I would be interested to know whether Lewis had much familiarity with the early Christian aversion to blood shed, e.g. Cyprian: “The world is wet with mutual blood(shed): and homicide is a crime when individuals commit it, (but) it is called a virtue, when it is carried on publicly.”

http://www.amazon.com/Christian-Pacifism-Fruit-Narrow-ebook/dp/B005RIKH62/ref=pd_rhf_dp_p_t_1

Victor Reppert said...

You know, I don't know this, but a lot of people should know how reluctant Christians in the early church were to participate in war. Christians are to render to Caesar the things that are Caesar's, but that didn't seem to include military service in the first three centuries.

B. Prokop said...

There are powerful, indeed unanswerable, arguments in favor of pacifism. But Lewis's argument from the mass consensus of Humanity is also very strong.

I personally have never managed to intellectually refute, for instance, the writings of Daniel Berrigan. But in the end, I really don't want to put myself in the position of saying "I'm right, and everyone else is wrong".

By the way, I was amused to learn that Medieval knights took Jesus's words, "He that lives by the sword will die by the sword", not as a threat, but rather a promise! (They thought that any death other than one in battle was dishonorable.)

Gregory said...

If one wants to maintain a consistently "pro-life" position, then it seems that pacifism, at the very least, ought be considered.
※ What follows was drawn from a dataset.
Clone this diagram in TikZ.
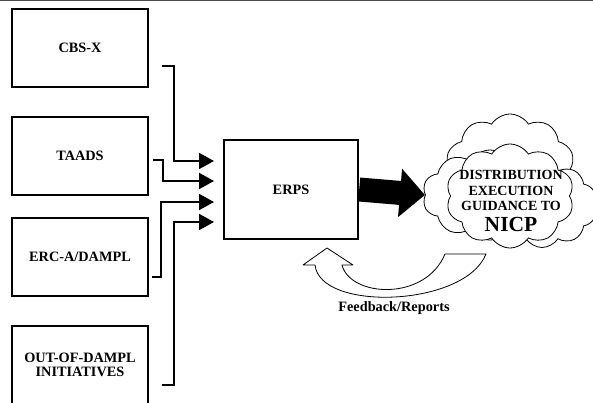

One observation about the early Church:

Christians joyfully partook of martyrdom, rather than throw their lot in with war-mongers.

One of the great tragedies of Christendom was the rise of Caesaropapism and the emergence of Christianity as a political force in government. This, in turn, led to the fracture of the Eastern and Western sectors of the Roman Empire....which eventually split the Church in two around 1054. And, unfortunately, there is very little hope of reuniting the Church now.

Of course, we have a civic duty to vote. But when I see the GOP use "faith" as a means to a political end, I want to vomit. It was precisely this kind of vying for political power which led to the Great Schism.

Christians nowadays forget the words of our Lord:

"My Kingdom is not of this world"

Of course, that is precisely why we pray:

"Thy Kingdom come, thy will be done, on earth as it is in heaven"

It is because there is no salvation in the human political sphere that we even bother to pray this at all. Until Christ comes again in glory, there will be no hope found in politics.

Ironically, the "faith" of the GOP is not in Christ but, rather, in the very humanism which is opposed to Christianity. Wake up, foolish Christians!!! The icon of the GOP is Ayn Rand.

Syllabus said...

"but a lot of people should know how reluctant Christians in the early church were to participate in war."

They weren't just reluctant, they pretty much categorically forbade it for centuries.